4 Considerations for Your Summer Co-Parenting Plan

A young girl plays in the water at the beach.

When summer break hits for schools every year, it always feels like it has come so fast! Before you know it, your kids will be out of school for the summer, and your normal routine will be out of commission.

A change in the children’s schedule will likely cause changes to your normal parenting time or shared custody routine. While every family needs to plan for the summer season, it’s especially important for co-parents to plan ahead for the summer routine. 

In formulating summer parenting plans, it is possible that hiccups could arise that run the risk of creating conflict. You might already have plans in mind for when you'd like to take your kids on a trip, while your co-parent might also have similar plans in mind.

Before these issues have any effect on your children’s actual summertime plans, work out a summer parenting plan with your co-parent well ahead of time.

Check-in early about travel plans

Communicate with your co-parent about your individual vacation plans for the summer. If you open the lines of communication early enough, you may be able to avoid having an argument over conflicting vacation dates.  

Don’t reserve anything until you’ve had a conversation with your co-parent about it. Your dates may already be pretty concrete, but still, let your co-parent know before finalizing any plans.

It is worse to change plans after you have already made reservations than it is to do so beforehand. Plus, telling your co-parent early on about your vacation plans will hopefully allow you to lock down those days without conflict and give your co-parent a better idea as to when they could take their vacation.

Know what your personal schedule will look like

Check your work and social schedules for any plans that could affect your summer custody plan. 

Whether it is a family picnic that you want to bring the kids to or an out of town work conference, get these dates marked on the schedule now. Planning ahead for your personal schedule will allow you to work out any swaps in parenting time well in advance.

Also, take a look at each of your children’s schedules for things like sports games, birthday parties, or other pre-planned events which you know they’ll want to attend. You may even want to attend some of these events with your kids, so discuss these dates with your co-parent. Decide which events you may each attend individually and which you may want to attend together.  

Consider whether daycare is necessary

Plan for summer daycare now, if necessary. With your kids out of school, you might need to consider making arrangements for your kids to attend a daycare program so that your kids are supervised while also having something fun to do each day.  

Some local parks provide summer daycare where counselors plan activities for the kids to do from the morning through late afternoon. Also, across the country, the YMCA offers summer programs where kids can spend the day playing with other kids, going on field trips, doing art projects, and much more.  
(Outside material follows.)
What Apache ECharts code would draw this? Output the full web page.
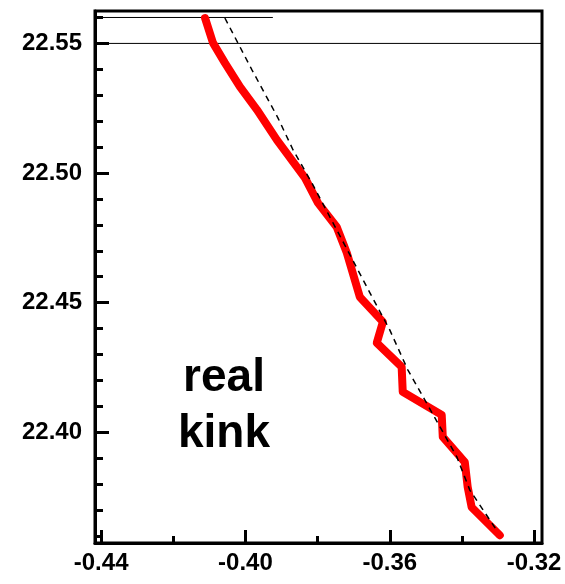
<!DOCTYPE html>
<html><head><meta charset="utf-8">
<script src="https://cdn.jsdelivr.net/npm/echarts@6/dist/echarts.min.js"></script>
<style>html,body{margin:0;padding:0;background:#fff}#c{width:565px;height:584px}</style>
</head><body><div id="c"></div>
<script>
var redX = [-0.4112,-0.4090,-0.4057,-0.4015,-0.3968,-0.3913,-0.3835,-0.3799,-0.3747,-0.3719,-0.3683,-0.3619,-0.3636,-0.3567,-0.3564,-0.3456,-0.3453,-0.3392,-0.3384,-0.3373,-0.3295];
var redY = [22.5598,22.5502,22.5425,22.5332,22.5244,22.5128,22.4981,22.4885,22.4792,22.4692,22.4522,22.4426,22.4345,22.4252,22.4156,22.4067,22.3982,22.3885,22.3789,22.3711,22.3603];
var dashX = [-0.4057,-0.3982,-0.3910,-0.3868,-0.3816,-0.3744,-0.3655,-0.3600,-0.3550,-0.3498,-0.3414,-0.3378,-0.3304];
var dashY = [22.5598,22.5398,22.5213,22.5089,22.4962,22.4773,22.4538,22.4395,22.4241,22.4113,22.3905,22.3777,22.3623];
var xMajor = [-0.44,-0.40,-0.36,-0.32];
var xMinor = [-0.42,-0.38,-0.34];
var yMajor = [22.40,22.45,22.50,22.55];
var yMinor = [22.36,22.37,22.38,22.39,22.41,22.42,22.43,22.44,22.46,22.47,22.48,22.49,22.51,22.52,22.53,22.54,22.56];
var xRange = [-0.4417,-0.3178];
var yRange = [22.3573,22.5625];
var hLineFull = {y: 22.55};
var hLineShort = {y: 22.56, xEnd: -0.3924};
var annotation = ['real','kink'];

function pairs(xs, ys){ return xs.map(function(x,i){ return [x, ys[i]]; }); }
var font = 'Liberation Sans, Arial, sans-serif';
var chart = echarts.init(document.getElementById('c'), null, {renderer:'canvas'});
var baseX = {type:'value', min:xRange[0], max:xRange[1], position:'bottom', splitLine:{show:false}};
var baseY = {type:'value', min:yRange[0], max:yRange[1], position:'left', splitLine:{show:false}};
chart.setOption({
  animation:false,
  grid:{left:95, right:23, top:11, bottom:41, show:true, borderColor:'#000', borderWidth:3, backgroundColor:'transparent'},
  xAxis:[
    Object.assign({}, baseX, {
      axisLine:{show:true, lineStyle:{color:'#000', width:3}},
      axisTick:{show:true, inside:true, length:13, lineStyle:{color:'#000', width:3}, customValues:xMajor},
      axisLabel:{show:true, customValues:xMajor, margin:8, color:'#000', fontFamily:font, fontWeight:'bold', fontSize:24,
        formatter:function(v){ return v.toFixed(2); }}
    }),
    Object.assign({}, baseX, {
      axisLine:{show:false},
      axisTick:{show:true, inside:true, length:7, lineStyle:{color:'#000', width:3}, customValues:xMinor},
      axisLabel:{show:false}
    })
  ],
  yAxis:[
    Object.assign({}, baseY, {
      axisLine:{show:true, lineStyle:{color:'#000', width:3}},
      axisTick:{show:true, inside:true, length:14, lineStyle:{color:'#000', width:3}, customValues:yMajor},
      axisLabel:{show:true, customValues:yMajor, margin:13, color:'#000', fontFamily:font, fontWeight:'bold', fontSize:24,
        formatter:function(v){ return v.toFixed(2); }}
    }),
    Object.assign({}, baseY, {
      axisLine:{show:false},
      axisTick:{show:true, inside:true, length:8, lineStyle:{color:'#000', width:3}, customValues:yMinor},
      axisLabel:{show:false}
    })
  ],
  series:[
    {type:'line', xAxisIndex:0, yAxisIndex:0, symbol:'none', silent:true,
      data:[[xRange[0], hLineFull.y],[xRange[1], hLineFull.y]], lineStyle:{color:'#000', width:1}},
    {type:'line', xAxisIndex:0, yAxisIndex:0, symbol:'none', silent:true,
      data:[[xRange[0], hLineShort.y],[hLineShort.xEnd, hLineShort.y]], lineStyle:{color:'#000', width:1}},
    {type:'line', xAxisIndex:0, yAxisIndex:0, symbol:'none', silent:true, z:3,
      data:pairs(redX, redY), lineStyle:{color:'#ff0000', width:8, cap:'round', join:'round'}},
    {type:'line', xAxisIndex:0, yAxisIndex:0, symbol:'none', silent:true, z:4,
      data:pairs(dashX, dashY), lineStyle:{color:'#000', width:1.5, type:[6,5]}}
  ],
  graphic:[
    {type:'text', style:{text:annotation[0], x:224, y:378, align:'center', verticalAlign:'middle', fontFamily:font, fontWeight:'bold', fontSize:46, fill:'#000'}},
    {type:'text', style:{text:annotation[1], x:224, y:434, align:'center', verticalAlign:'middle', fontFamily:font, fontWeight:'bold', fontSize:46, fill:'#000'}}
  ]
});
</script></body></html>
Programs such as these range in price, so research local programs near you for options that work for your family. It’s even possible that some of your kids’ friends will be at these programs, too. Talk to the parents of your children’s friends to see what their plans are for the summer.   

See what your kids think

Finally, don't forget to talk to your kids! See if they have anything in mind that they’d like to do this summer, then try and work those ideas into your family's summer schedule.  

Summer vacation is a special time for any kid, so work as hard as you can towards giving your kids the best summer vacation to date!


NOTE: Many state and federal laws use terms like ‘custody’ when referring to arrangements regarding parenting time and decision-making for a child. While this has been the case for many years, these are not the only terms currently used to refer to these topics.

Today, many family law practitioners and even laws within certain states use terms such as ‘parenting arrangements’ or ‘parenting responsibility,’ among others, when referring to matters surrounding legal and physical child custody. You will find these terms as well as custody used on the OurFamilyWizard website.